Think of cost management as just a "foot in the door" to get the right cloud computing set-up for data management, says Ravi Rajagopal, vice president of cloud strategy and solutions at CA Technologies. Whatever cloud services a firm subscribes to must have a strategic impact, not just be a cost saving, he adds. Those services must be both mainstream and adequately sophisticated or they won't last. "It will just be a fancy thing that lasts for a few years and goes away," says Rajagopal.

With global cloud computing spending (for software-as-a-service) going from $49 billion in 2011 to a projected $108 billion in 2014, according to a survey of 304 companies' IT decision-makers conducted by GigaOM, a technology research and analysis firm with offices in New York and San Francisco, the cloud can hardly be written off as a flash in the pan.

Firms ought to put their use of cloud computing into a business context, but that context includes their value creation model, not just costs, according to Hunter Muller, president and CEO of HMG Strategy, a consultancy serving CIOs.
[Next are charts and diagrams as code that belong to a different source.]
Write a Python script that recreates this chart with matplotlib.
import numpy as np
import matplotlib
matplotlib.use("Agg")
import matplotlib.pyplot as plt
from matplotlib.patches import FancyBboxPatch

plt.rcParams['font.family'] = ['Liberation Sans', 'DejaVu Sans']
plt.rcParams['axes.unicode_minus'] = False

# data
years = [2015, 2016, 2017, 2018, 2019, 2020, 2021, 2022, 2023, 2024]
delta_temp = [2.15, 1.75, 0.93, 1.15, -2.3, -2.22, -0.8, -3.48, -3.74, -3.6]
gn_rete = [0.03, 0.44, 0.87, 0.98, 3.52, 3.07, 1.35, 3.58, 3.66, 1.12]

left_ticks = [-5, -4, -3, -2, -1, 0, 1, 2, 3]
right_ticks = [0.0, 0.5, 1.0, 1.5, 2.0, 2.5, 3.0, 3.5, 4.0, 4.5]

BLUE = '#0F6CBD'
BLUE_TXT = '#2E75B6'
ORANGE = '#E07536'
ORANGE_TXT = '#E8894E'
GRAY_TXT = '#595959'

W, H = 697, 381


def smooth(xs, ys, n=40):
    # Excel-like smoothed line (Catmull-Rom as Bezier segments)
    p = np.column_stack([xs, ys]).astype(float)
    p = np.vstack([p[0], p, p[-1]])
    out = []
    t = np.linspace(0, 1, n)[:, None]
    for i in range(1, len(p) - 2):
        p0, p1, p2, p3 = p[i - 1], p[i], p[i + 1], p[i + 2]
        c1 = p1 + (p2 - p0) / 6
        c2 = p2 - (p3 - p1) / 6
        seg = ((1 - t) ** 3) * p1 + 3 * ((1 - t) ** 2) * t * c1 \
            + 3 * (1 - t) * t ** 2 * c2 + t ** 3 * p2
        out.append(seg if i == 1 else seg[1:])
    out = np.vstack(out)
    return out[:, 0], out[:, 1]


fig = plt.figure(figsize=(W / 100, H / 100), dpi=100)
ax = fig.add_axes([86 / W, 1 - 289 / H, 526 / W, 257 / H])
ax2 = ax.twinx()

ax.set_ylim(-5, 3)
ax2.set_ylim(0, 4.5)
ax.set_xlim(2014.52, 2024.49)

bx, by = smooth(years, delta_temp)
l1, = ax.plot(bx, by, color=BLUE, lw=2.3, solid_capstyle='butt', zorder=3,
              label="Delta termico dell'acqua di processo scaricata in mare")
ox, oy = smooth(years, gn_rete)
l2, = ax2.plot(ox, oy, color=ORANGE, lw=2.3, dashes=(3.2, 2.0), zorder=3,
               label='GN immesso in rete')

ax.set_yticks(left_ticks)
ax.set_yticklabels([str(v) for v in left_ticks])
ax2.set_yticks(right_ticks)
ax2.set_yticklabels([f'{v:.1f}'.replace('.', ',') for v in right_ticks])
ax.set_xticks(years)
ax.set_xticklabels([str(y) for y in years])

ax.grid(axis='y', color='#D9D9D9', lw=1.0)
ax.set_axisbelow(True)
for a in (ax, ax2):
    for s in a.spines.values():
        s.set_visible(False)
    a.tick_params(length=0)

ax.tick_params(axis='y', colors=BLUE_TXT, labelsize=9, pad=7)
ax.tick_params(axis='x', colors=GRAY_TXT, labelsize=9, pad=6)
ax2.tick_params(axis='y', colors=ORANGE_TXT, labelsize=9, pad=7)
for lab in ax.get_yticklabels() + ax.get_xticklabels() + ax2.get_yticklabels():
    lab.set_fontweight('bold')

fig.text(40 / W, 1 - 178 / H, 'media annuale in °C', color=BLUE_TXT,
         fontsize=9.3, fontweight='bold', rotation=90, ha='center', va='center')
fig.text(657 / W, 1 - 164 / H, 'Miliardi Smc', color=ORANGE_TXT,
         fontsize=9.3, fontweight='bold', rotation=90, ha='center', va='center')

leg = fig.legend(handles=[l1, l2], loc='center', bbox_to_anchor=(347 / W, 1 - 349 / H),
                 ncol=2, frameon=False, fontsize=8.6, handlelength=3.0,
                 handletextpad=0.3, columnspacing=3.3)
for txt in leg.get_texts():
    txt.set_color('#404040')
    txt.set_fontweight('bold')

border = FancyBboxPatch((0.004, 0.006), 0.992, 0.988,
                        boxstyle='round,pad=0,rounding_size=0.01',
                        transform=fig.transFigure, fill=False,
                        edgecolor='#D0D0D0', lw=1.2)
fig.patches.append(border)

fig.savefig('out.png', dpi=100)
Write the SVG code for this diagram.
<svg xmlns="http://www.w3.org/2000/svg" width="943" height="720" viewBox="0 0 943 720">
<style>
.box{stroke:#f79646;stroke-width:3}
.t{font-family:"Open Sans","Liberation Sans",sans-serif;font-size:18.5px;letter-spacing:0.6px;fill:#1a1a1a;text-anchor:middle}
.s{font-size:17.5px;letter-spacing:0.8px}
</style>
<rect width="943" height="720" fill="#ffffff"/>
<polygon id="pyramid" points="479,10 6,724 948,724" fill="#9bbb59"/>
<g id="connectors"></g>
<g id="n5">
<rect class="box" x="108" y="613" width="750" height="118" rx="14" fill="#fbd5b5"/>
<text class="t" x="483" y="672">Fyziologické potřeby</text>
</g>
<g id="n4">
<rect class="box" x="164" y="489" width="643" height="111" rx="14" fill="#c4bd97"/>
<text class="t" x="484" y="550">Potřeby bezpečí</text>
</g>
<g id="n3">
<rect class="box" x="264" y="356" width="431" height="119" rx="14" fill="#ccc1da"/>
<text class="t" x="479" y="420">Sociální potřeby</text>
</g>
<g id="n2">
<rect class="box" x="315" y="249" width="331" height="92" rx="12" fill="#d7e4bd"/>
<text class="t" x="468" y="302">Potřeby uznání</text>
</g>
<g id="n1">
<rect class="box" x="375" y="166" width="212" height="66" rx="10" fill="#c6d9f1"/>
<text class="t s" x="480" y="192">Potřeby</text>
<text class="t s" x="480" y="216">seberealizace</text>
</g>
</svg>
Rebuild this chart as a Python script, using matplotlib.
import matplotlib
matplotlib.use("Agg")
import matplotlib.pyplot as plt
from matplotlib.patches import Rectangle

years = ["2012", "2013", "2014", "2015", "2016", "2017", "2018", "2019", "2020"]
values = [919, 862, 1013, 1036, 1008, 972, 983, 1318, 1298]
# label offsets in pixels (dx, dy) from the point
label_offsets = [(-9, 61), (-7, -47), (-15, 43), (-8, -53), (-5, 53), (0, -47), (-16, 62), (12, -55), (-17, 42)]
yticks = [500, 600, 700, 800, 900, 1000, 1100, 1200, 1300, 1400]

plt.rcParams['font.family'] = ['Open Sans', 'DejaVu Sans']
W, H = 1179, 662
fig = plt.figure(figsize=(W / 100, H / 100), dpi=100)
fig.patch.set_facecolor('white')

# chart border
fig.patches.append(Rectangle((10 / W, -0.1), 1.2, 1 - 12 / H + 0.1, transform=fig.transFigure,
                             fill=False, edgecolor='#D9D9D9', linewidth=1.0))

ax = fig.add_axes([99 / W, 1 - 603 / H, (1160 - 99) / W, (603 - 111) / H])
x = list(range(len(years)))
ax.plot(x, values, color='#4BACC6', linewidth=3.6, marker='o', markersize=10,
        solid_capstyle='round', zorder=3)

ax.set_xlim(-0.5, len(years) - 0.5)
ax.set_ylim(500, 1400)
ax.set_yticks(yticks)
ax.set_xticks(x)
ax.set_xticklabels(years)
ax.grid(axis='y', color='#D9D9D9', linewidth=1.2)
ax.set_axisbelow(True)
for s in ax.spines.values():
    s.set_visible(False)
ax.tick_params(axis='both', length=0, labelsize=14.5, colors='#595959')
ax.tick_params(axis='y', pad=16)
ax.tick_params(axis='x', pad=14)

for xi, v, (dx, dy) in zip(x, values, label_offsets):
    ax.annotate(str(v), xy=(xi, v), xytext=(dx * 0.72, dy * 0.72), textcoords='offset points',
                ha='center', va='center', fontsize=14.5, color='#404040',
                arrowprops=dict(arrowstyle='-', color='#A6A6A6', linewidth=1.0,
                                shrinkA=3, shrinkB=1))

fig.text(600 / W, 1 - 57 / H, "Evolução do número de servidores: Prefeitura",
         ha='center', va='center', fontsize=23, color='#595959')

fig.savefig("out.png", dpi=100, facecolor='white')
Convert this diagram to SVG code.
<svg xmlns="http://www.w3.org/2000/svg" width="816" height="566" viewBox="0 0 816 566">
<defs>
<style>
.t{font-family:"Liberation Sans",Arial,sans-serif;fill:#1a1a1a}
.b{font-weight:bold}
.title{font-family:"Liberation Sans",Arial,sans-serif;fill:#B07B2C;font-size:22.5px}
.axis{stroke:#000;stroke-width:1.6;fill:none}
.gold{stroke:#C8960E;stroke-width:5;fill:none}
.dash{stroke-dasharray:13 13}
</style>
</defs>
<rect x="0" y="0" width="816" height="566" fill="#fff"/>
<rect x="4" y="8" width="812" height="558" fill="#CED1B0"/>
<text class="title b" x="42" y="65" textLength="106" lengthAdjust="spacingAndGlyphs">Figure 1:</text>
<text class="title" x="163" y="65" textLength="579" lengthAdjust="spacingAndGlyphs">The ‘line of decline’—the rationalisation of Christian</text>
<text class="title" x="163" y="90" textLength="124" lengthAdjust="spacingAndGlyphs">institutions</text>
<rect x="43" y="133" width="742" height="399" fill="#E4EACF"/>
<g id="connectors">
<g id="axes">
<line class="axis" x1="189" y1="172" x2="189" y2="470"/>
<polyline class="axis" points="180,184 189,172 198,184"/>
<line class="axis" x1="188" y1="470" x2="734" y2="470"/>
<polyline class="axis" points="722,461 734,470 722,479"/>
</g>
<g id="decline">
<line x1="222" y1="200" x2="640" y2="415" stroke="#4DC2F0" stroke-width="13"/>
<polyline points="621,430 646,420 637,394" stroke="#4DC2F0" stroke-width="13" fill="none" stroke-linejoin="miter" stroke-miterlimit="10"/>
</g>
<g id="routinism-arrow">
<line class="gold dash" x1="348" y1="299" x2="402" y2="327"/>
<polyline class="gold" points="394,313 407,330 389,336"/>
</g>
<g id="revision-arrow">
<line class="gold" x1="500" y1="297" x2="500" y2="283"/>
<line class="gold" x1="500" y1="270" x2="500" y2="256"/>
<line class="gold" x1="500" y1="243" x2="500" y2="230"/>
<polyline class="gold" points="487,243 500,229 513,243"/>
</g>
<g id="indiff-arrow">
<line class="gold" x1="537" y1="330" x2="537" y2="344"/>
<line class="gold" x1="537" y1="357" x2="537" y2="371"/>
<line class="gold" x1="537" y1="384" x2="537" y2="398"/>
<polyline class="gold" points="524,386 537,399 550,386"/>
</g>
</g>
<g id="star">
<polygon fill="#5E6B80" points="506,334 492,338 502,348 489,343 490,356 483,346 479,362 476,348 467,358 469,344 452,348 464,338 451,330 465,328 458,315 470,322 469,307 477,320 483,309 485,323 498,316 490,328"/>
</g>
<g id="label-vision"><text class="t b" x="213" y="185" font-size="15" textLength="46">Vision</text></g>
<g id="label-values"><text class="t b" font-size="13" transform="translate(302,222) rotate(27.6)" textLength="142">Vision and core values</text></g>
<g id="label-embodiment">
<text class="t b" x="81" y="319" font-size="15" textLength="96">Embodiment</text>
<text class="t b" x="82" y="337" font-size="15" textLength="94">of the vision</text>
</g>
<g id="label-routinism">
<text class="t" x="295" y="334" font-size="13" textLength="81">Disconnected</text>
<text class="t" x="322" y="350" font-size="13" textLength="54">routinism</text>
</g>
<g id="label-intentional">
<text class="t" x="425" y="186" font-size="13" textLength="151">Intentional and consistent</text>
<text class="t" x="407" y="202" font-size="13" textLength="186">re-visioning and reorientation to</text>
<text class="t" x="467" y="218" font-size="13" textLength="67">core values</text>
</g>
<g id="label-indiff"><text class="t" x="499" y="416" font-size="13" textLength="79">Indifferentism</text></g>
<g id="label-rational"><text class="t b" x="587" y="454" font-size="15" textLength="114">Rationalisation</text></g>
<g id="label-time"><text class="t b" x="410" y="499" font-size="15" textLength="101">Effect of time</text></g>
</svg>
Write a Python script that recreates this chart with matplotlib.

That should be the basis for technology strategies and decisions concerning infrastructure and legacy applications, he says.

In Europe, for instance, cloud is viewed as a concept rather than a technology, says Job Witteman, CEO of the Amsterdam Internet Exchange, an Internet infrastructure and connections provider. "Cloud is something you need to do to build your business—not necessarily on the commercial side, but more from the data structure side," he says. "If you are a cloud provider or an enterprise buying services from the cloud provider, interconnection is much more important for cloud services than the commercial part of it."

With cloud computing growing and becoming a permanent part of the data management landscape, firms should consider the value of its functions and the way they draw both efficiencies and better data management techniques from it. That's a useful prism to view data management through going forward.